Back to SMC. Some of what I'm going to say will sound repetitive. We think setting up of GCCs is different from an outsourcer agreeing to do a BOT model. That's the most fundamental reason why we think this is a capability. Now, I think a lot of people assume that all it takes is to agree to a BOT model with a client, and that will put you in the lane for setting up their GCCs. What we discovered through engaging with SMC and researching the market is, that is not true. Customers want firms who they see as specialists in setting it up. They will not present firms that don't present a conflict through the process in how they hire people, what salaries they pay them, how they brand the site, resistance, potentially at the end of it for transferring. Now that, they see as coming naturally to outsourcing firms. They see coming naturally to firms that do BOT. That is why we think it is a material new capability. ANSR is a good example. Actually, the person that is there in every one of our GCC deals with SMC is actually ANSR. It's not other outsourcing firms.

Rishi Jhunjhunwala:

Fair enough.
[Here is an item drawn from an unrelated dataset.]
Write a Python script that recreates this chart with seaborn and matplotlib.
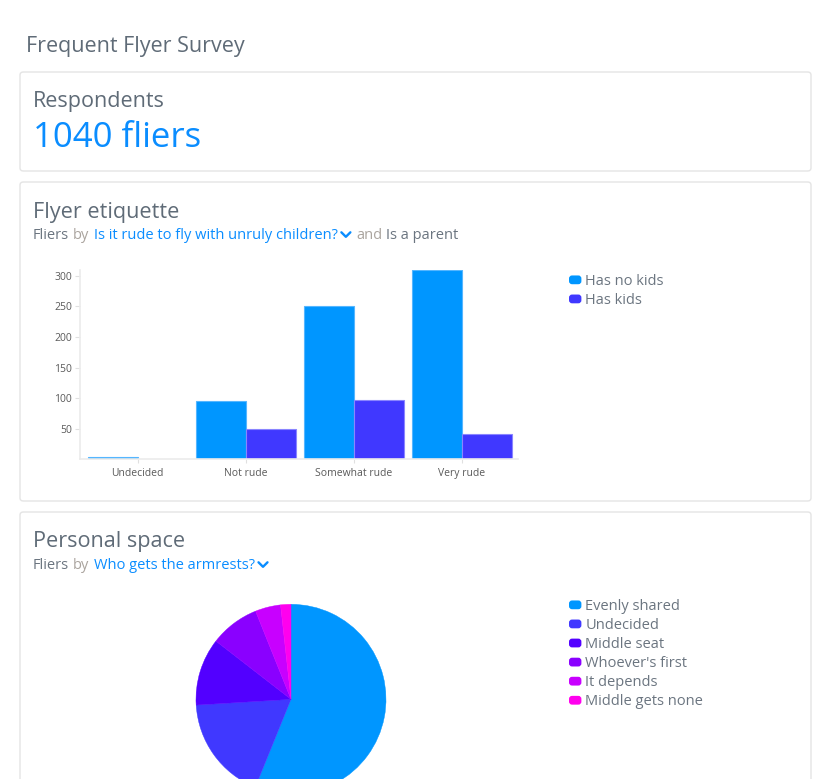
import numpy as np
import pandas as pd
import matplotlib
matplotlib.use("Agg")
import matplotlib.pyplot as plt
import seaborn as sns
from matplotlib.patches import FancyBboxPatch, Patch
from matplotlib.lines import Line2D
from matplotlib.legend_handler import HandlerBase

# ---------------- data ----------------
rude_categories = ["Undecided", "Not rude", "Somewhat rude", "Very rude"]
parent_groups = ["Has no kids", "Has kids"]
no_kids_counts = [4, 96, 251, 309]
kids_counts = [0, 50, 97, 41]
bar_colors = ["#0096ff", "#4038ff"]
bar_edges = ["#55b6ff", "#8a85ff"]
y_ticks = [50, 100, 150, 200, 250, 300]

armrest_labels = ["Evenly shared", "Undecided", "Middle seat",
                  "Whoever's first", "It depends", "Middle gets none"]
armrest_counts = [480, 153, 98, 72, 37, 15]
pie_colors = ["#0096ff", "#4038ff", "#5200ff", "#8a00ff", "#c800ff", "#ff00ee"]

respondents = 1040

# ---------------- style ----------------
sns.set_theme(style="white")
plt.rcParams["font.family"] = ["Open Sans", "DejaVu Sans"]

W, H = 832, 779
fig = plt.figure(figsize=(W / 100, H / 100), dpi=100)
fig.patch.set_facecolor("white")

def fx(x):
    return x / W

def fy(y):
    return 1 - y / H

HEAD = "#5f6b77"
SUB = "#6b7580"
LIGHT = "#aaa49e"
BLUE = "#0a8dff"

# cards
for (y0, y1) in [(72, 171), (182, 501), (512, 800)]:
    card = FancyBboxPatch((fx(20), fy(y1)), fx(811) - fx(20), fy(y0) - fy(y1),
                          boxstyle="round,pad=0,rounding_size=0.004",
                          transform=fig.transFigure, facecolor="white",
                          edgecolor="#e4e4e4", linewidth=1.0, zorder=-5)
    fig.patches.append(card)

def put(x, y, s, **kw):
    return fig.text(fx(x), fy(y), s, va="baseline", ha="left", **kw)

renderer = fig.canvas.get_renderer()

def chevron(x, y):
    fig.add_artist(Line2D([fx(x), fx(x + 4.5), fx(x + 9)],
                          [fy(y - 7), fy(y - 2.5), fy(y - 7)],
                          transform=fig.transFigure, color=BLUE, lw=1.7,
                          solid_capstyle="round", solid_joinstyle="round"))

def sequence(x, y, pieces, size):
    for s, color in pieces:
        if s is None:
            chevron(x, y)
            x += 15
            continue
        t = put(x, y, s, color=color, fontsize=size)
        bb = t.get_window_extent(renderer)
        x = bb.x1 + 4

put(26, 52, "Frequent Flyer Survey", color=HEAD, fontsize=15.5)
put(33, 107.3, "Respondents", color=HEAD, fontsize=15.5)
put(33, 146.7, f"{respondents} fliers", color=BLUE, fontsize=25)

put(33, 218.3, "Flyer etiquette", color=HEAD, fontsize=15.6)
sequence(33, 239.3, [("Fliers", SUB), ("by", LIGHT),
                     ("Is it rude to fly with unruly children?", BLUE), (None, None),
                     ("and", LIGHT), ("Is a parent", SUB)], 10.5)

put(33, 547.3, "Personal space", color=HEAD, fontsize=15.6)
sequence(33, 569.3, [("Fliers", SUB), ("by", LIGHT),
                     ("Who gets the armrests?", BLUE), (None, None)], 10.5)

# ---------------- bar chart ----------------
df = pd.DataFrame({
    "answer": rude_categories * 2,
    "group": [parent_groups[0]] * 4 + [parent_groups[1]] * 4,
    "fliers": no_kids_counts + kids_counts,
})
ax = fig.add_axes([fx(80), fy(459.3), fx(517.5) - fx(80), fy(269.6) - fy(459.3)])
sns.barplot(data=df, x="answer", y="fliers", hue="group", order=rude_categories,
            hue_order=parent_groups, palette=bar_colors, saturation=1,
            width=0.93, gap=0, errorbar=None, legend=False, ax=ax, linewidth=0.8)
for cont, ec in zip(ax.containers, bar_edges):
    for bar in cont:
        if bar.get_height() == 0:
            bar.set_visible(False)
        bar.set_edgecolor(ec)
ax.set_ylim(0, 310)
ax.set_xlim(-0.535, 3.515)
ax.set_yticks(y_ticks)
ax.set_xlabel("")
ax.set_ylabel("")
for side in ["top", "right"]:
    ax.spines[side].set_visible(False)
for side in ["left", "bottom"]:
    ax.spines[side].set_color("#ebebeb")
    ax.spines[side].set_linewidth(1.2)
ax.tick_params(axis="y", length=3.6, width=0.8, color="#e0e0e0", pad=2,
               labelsize=7.5, labelcolor="#5a5a5a", left=True)
ax.tick_params(axis="x", length=3, width=0.8, color="#e0e0e0", pad=3,
               labelsize=7.5, labelcolor="#5a5a5a", bottom=True)
ax.patch.set_alpha(0)


class RoundHandler(HandlerBase):
    def create_artists(self, legend, orig_handle, xdescent, ydescent,
                       width, height, fontsize, trans):
        p = FancyBboxPatch((-xdescent, -ydescent), width, height,
                           boxstyle="round,pad=0,rounding_size=2.2",
                           facecolor=orig_handle.get_facecolor(),
                           edgecolor="none", transform=trans)
        return [p]


def make_legend(labels, colors, x, y):
    handles = [Patch(facecolor=c, label=l) for l, c in zip(labels, colors)]
    fig.legend(handles=handles, loc="upper left",
               bbox_to_anchor=(fx(x), fy(y)), frameon=False, fontsize=10.5,
               handlelength=0.85, handleheight=0.55, handletextpad=0.28,
               labelspacing=0.28, borderpad=0, borderaxespad=0,
               labelcolor=SUB, handler_map={Patch: RoundHandler()})

make_legend(parent_groups, bar_colors, 569, 274)

# ---------------- pie chart ----------------
ax2 = fig.add_axes([fx(196), fy(794.3), fx(386) - fx(196), fy(604.3) - fy(794.3)])
wedges, _ = ax2.pie(armrest_counts, colors=pie_colors, startangle=90,
                    counterclock=False, wedgeprops=dict(linewidth=0.3))
for w in wedges:
    w.set_edgecolor(w.get_facecolor())
ax2.set_xlim(-1, 1)
ax2.set_ylim(-1, 1)

make_legend(armrest_labels, pie_colors, 569, 599)

fig.savefig("out.png", dpi=100, facecolor="white")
Secondly, some of this tempering down in outlook, how much of this is attributable to some of the ramp up in consolidation deals that we were supposed to see in 3Q and 4Q versus the rest of the business where the underlying macro has actually weakened versus where we were 3 months ago?

R Srikrishna:

I think the latter is a smaller impact in that some of the mid-size deals are also slightly slower on decision making. Let me give you an example. If you look at our Others line item, you will see actually it's dropped. Licenses have dropped quite a bit, QoQ. Why? Because people have simply postponed capital expenses. There is some of that. But I think the bigger impact is the larger deals. Before the larger deals decision, it is also macros. People want more clarity on their own business outlook before they make long term decisions on changing partnerships. Both are linked to macro.

Rishi Jhunjhunwala:

Got it. Thank you. All the best, Keech.

Operator:

Thank you, ladies and gentlemen. I will now hand the conference over to management for closing comments. Over to you.

R Srikrishna:

Thank you all for returning again early in the morning. I look forward to speaking to you all again as a group next quarter and meeting some of you during the course of work. Thank you.

Operator:

This concludes our conference call. Thank you all for joining us and now you may now disconnect the line.